There's a swagger and style about Clint Bowyer that should put him high on the list of NASCAR's most likable drivers.
But with just three Sprint Cup wins on his resume, he hasn't put up the performances needed to capture widespread attention.
That could be on the verge of changing.
Bowyer's win Sunday in the opening round of the Chase for the Sprint Cup championship was a breath of fresh air to a NASCAR fan base weary of Jimmie Johnson's four-year reign of dominance. A blue-collar racer who rose through the ranks of Midwest short track racing, Bowyer so far has resisted being molded into a polished corporate pitchman.
So as Bowyer celebrated his victory with his Richard Childress Racing crew, vice president of competition Mike Dillon pointed out to the boss just how big the win could be for the entire sport.
"He came over to me in the winner's circle and said, 'This is the best thing for NASCAR. We need somebody like Clint Bowyer winning races and running for this championship,'" team owner Richard Childress recalled. "He came from the short tracks, the dirt tracks. He's worked and he's earned his way to where he is today. He's very fan friendly. The fans love him.
"It's what I think NASCAR needs, a new type of hero."
It's just one round into the 10-race Chase, but NASCAR had to have been pleased with Sunday's show.
The race was full of twists and turns for the championship contenders, who all insisted the championship couldn't be won at New Hampshire but it most certainly could be lost. A poor finish in the opener could derail the title hopes of an entire team, and a decent day, well, that could hurdle a driver into the heart of the battle.

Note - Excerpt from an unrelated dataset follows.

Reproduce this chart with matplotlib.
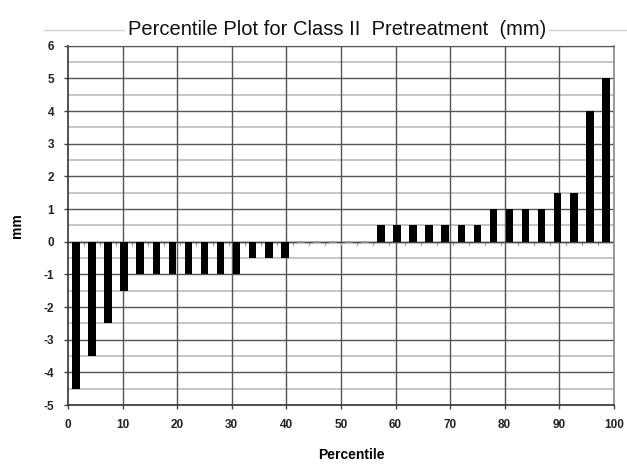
import numpy as np
import matplotlib
matplotlib.use("Agg")
import matplotlib.pyplot as plt
from matplotlib.lines import Line2D

plt.rcParams['font.family'] = ['Liberation Sans', 'DejaVu Sans']
plt.rcParams['axes.unicode_minus'] = False

# Sorted pretreatment measurements (mm), one per subject
values = [-4.5, -3.5, -2.5, -1.5, -1, -1, -1, -1, -1, -1, -1, -0.5, -0.5, -0.5,
          0, 0, 0, 0, 0,
          0.5, 0.5, 0.5, 0.5, 0.5, 0.5, 0.5,
          1, 1, 1, 1, 1.5, 1.5, 4, 5]
x_ticks = [0, 10, 20, 30, 40, 50, 60, 70, 80, 90, 100]
y_ticks = [-5, -4, -3, -2, -1, 0, 1, 2, 3, 4, 5, 6]

n = len(values)
step = 100.0 / n
pct = (np.arange(n) + 0.5) * step

fig = plt.figure(figsize=(6.27, 4.68), dpi=100)
ax = fig.add_axes([0.1085, 0.1346, 0.8705, 0.7676])

# faint rule across the header, interrupted by the title
fig.add_artist(Line2D([0.07, 1.0], [0.936, 0.936], color='#d0d0d0', lw=1.0,
                      transform=fig.transFigure, zorder=0))

ax.set_xlim(0, 100)
ax.set_ylim(-5, 6)

# grid: integer and half-unit horizontal lines, vertical lines every 10
for yv in np.arange(-5, 6.01, 0.5):
    major = abs(yv - round(yv)) < 1e-9
    ax.axhline(yv, color='#555555' if major else '#bbbbbb',
               lw=1.0 if major else 1.2, zorder=1)
for xv in x_ticks[1:-1]:
    ax.axvline(xv, color='#555555', lw=1.0, zorder=1)

edge = ['#999999' if v == 0 else 'black' for v in values]
ax.bar(pct, values, width=1.4, color='black', edgecolor=edge,
       linewidth=[1.2 if v == 0 else 0 for v in values], zorder=3)

# category ticks along the zero line
for k in range(1, n):
    ax.plot([k * step, k * step], [0, -0.09], color='#999999', lw=0.8, zorder=2)
ax.axhline(0, color='#444444', lw=1.0, zorder=2)

ax.set_xticks(x_ticks)
ax.set_yticks(y_ticks)
ax.tick_params(axis='both', length=3, width=1, color='#444444',
               labelsize=8.5, pad=7)
for lab in ax.get_xticklabels() + ax.get_yticklabels():
    lab.set_fontweight('bold')
    lab.set_color('#222222')

for side in ['left', 'bottom']:
    ax.spines[side].set_color('#333333')
    ax.spines[side].set_linewidth(1.2)
ax.spines['right'].set_color('#888888')
ax.spines['right'].set_linewidth(1.2)
ax.spines['top'].set_color('#555555')

ax.set_xlabel('Percentile', fontsize=10, fontweight='bold')
ax.xaxis.set_label_coords(0.52, -0.12)
ax.set_ylabel('mm', fontsize=10, fontweight='bold', labelpad=14)

fig.text(0.538, 0.937, 'Percentile Plot for Class II  Pretreatment  (mm)',
         ha='center', va='center', fontsize=14.5, color='#111111',
         bbox=dict(facecolor='white', edgecolor='none', pad=2))

fig.savefig('out.png', dpi=100)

It's what happened to Bowyer, who slid into the 12-driver field as the final seed. Then his win jettisoned him up to second in the standings, just 35 points back of leader Denny Hamlin. He had a similar fate in 2007, when he grabbed his first career victory in the Chase opener and rode the momentum to a career-best third-place finish in the standings.

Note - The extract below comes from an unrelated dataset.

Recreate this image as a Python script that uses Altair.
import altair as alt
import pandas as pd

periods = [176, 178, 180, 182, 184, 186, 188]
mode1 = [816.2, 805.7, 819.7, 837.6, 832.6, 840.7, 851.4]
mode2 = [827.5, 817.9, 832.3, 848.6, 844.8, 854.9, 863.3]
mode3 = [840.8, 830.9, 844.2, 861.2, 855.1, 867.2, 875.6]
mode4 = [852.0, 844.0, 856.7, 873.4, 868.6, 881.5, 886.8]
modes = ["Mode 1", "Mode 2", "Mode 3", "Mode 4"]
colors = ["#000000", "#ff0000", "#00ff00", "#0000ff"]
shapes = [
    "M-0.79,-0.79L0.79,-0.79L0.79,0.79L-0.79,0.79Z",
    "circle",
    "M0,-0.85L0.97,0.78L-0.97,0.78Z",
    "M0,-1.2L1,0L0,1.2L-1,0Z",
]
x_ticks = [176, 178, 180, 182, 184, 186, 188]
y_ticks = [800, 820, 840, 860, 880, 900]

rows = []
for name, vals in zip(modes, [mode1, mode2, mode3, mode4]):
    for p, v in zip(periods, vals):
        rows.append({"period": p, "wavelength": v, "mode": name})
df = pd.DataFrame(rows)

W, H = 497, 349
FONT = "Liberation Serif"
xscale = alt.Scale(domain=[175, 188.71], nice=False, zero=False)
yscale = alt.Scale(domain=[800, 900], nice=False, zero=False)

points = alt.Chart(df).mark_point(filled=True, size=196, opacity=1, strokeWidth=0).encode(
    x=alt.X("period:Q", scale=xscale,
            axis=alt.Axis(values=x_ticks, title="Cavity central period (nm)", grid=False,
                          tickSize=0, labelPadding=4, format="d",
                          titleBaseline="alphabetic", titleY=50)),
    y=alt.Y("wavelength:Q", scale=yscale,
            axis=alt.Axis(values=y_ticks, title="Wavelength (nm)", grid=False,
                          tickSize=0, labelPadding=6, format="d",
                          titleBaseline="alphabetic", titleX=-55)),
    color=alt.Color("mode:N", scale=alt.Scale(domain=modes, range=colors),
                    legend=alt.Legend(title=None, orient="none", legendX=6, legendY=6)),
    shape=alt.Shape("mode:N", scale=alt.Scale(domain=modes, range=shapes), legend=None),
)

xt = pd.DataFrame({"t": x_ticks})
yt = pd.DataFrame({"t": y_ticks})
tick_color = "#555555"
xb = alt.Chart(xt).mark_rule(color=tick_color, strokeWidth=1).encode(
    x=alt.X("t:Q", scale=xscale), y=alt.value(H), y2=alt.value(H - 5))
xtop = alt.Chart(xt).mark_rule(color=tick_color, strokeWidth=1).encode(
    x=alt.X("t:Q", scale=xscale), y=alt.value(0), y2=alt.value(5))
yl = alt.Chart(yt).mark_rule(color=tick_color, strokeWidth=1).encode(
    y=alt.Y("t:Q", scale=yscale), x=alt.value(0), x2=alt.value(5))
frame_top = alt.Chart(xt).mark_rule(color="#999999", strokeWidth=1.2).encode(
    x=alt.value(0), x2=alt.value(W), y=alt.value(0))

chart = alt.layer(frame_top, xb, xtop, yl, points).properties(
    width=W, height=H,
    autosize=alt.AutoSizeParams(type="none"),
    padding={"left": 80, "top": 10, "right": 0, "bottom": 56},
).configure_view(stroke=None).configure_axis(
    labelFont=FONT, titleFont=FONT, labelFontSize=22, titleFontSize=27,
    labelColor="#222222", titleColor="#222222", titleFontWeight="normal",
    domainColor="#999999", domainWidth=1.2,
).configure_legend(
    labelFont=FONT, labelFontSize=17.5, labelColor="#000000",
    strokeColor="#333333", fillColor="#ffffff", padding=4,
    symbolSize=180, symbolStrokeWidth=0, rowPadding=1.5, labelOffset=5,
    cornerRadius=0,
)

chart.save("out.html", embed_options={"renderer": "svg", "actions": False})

Now, in a season of resurgence for an RCR team that struggled to keep pace with NASCAR's heavyweights last year, Bowyer could make a similar run.
"I really feel like, why not us?" Bowyer crew chief Shane Wilson said. "Jimmie Johnson is good, but he's won four in a row. The last four or five weeks, we've been right there with him. He's not that much better than us. We can do it, and why not us?"

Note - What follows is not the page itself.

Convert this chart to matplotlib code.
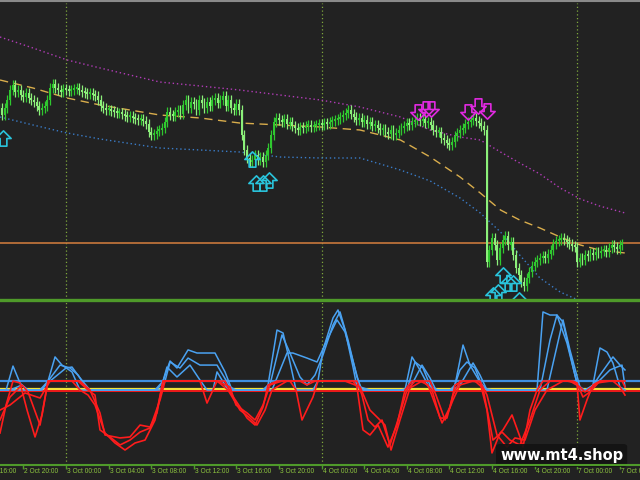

Several teams had the same thoughts as they left New Hampshire stacked in a wide-open field for the championship.
Johnson had an uncharacteristically bad day, surviving a spin only to fall victim to a loose wheel. He had to pit under green, couldn't catch a caution and finished 25th, lowest among the Chase drivers. Although he dropped to seventh in the standings, all may not be lost for the champion: Since the Chase began in 2004, the champion has finished sixth or better at New Hampshire every year but once, in 2006, when Johnson finished 39th but rallied to win the first of his four titles.
He heads to Dover this weekend thinking about another rally, but Tony Stewart may not have the same confidence.
Stewart took the lead from Bowyer late in Sunday's race, but as both drivers tried to stretch their final tank of gas a daunting 92 laps, Stewart failed to conserve enough fuel to make it to the finish.
Instead of winning, he finished 24th and dropped to 11th in the standings.
Now he's got to hope everyone in front of him has at least one slip over the remaining nine races, and after watching some of the comebacks Sunday, it may not happen for Stewart.
Take Hamlin, for example. He was running fourth when he was spun by Carl Edwards and fell to 22nd after a quick pit stop for repairs. Livid over the radio, he calmed down enough to slowly work his way back through the field.
Had the race gone just one more lap, he likely would have beat Bowyer. Instead, he settled for second and maintained his lead in the standings.
Then there was Kevin Harvick, the points leader most of the regular season and Bowyer's teammate at RCR. A poor first pit stop put him in the hole, and it didn't seem to get much better over the next several trips down pit road.
Yet he somehow stole a fifth-place finish, and that ability to salvage a bad day has got to have everyone worried.
Same goes for Kyle Busch, who nearly melted down over the radio before he was reigned in by crew chief Dave Rogers, who essentially told him to shut up and drive. When it was over, he was ninth and still in the thick of the title race.
They're all gunning for Johnson, and Bowyer believes everyone — himself included — has a shot.
"He's still the guy everybody is chasing. You'd have to be a fool not to think he's not going to be the one down to the wire you're going to be racing for this thing," he said. "But I have to tell you, this is as strong, since I've been in the sport, this is as strong a Chase as ever."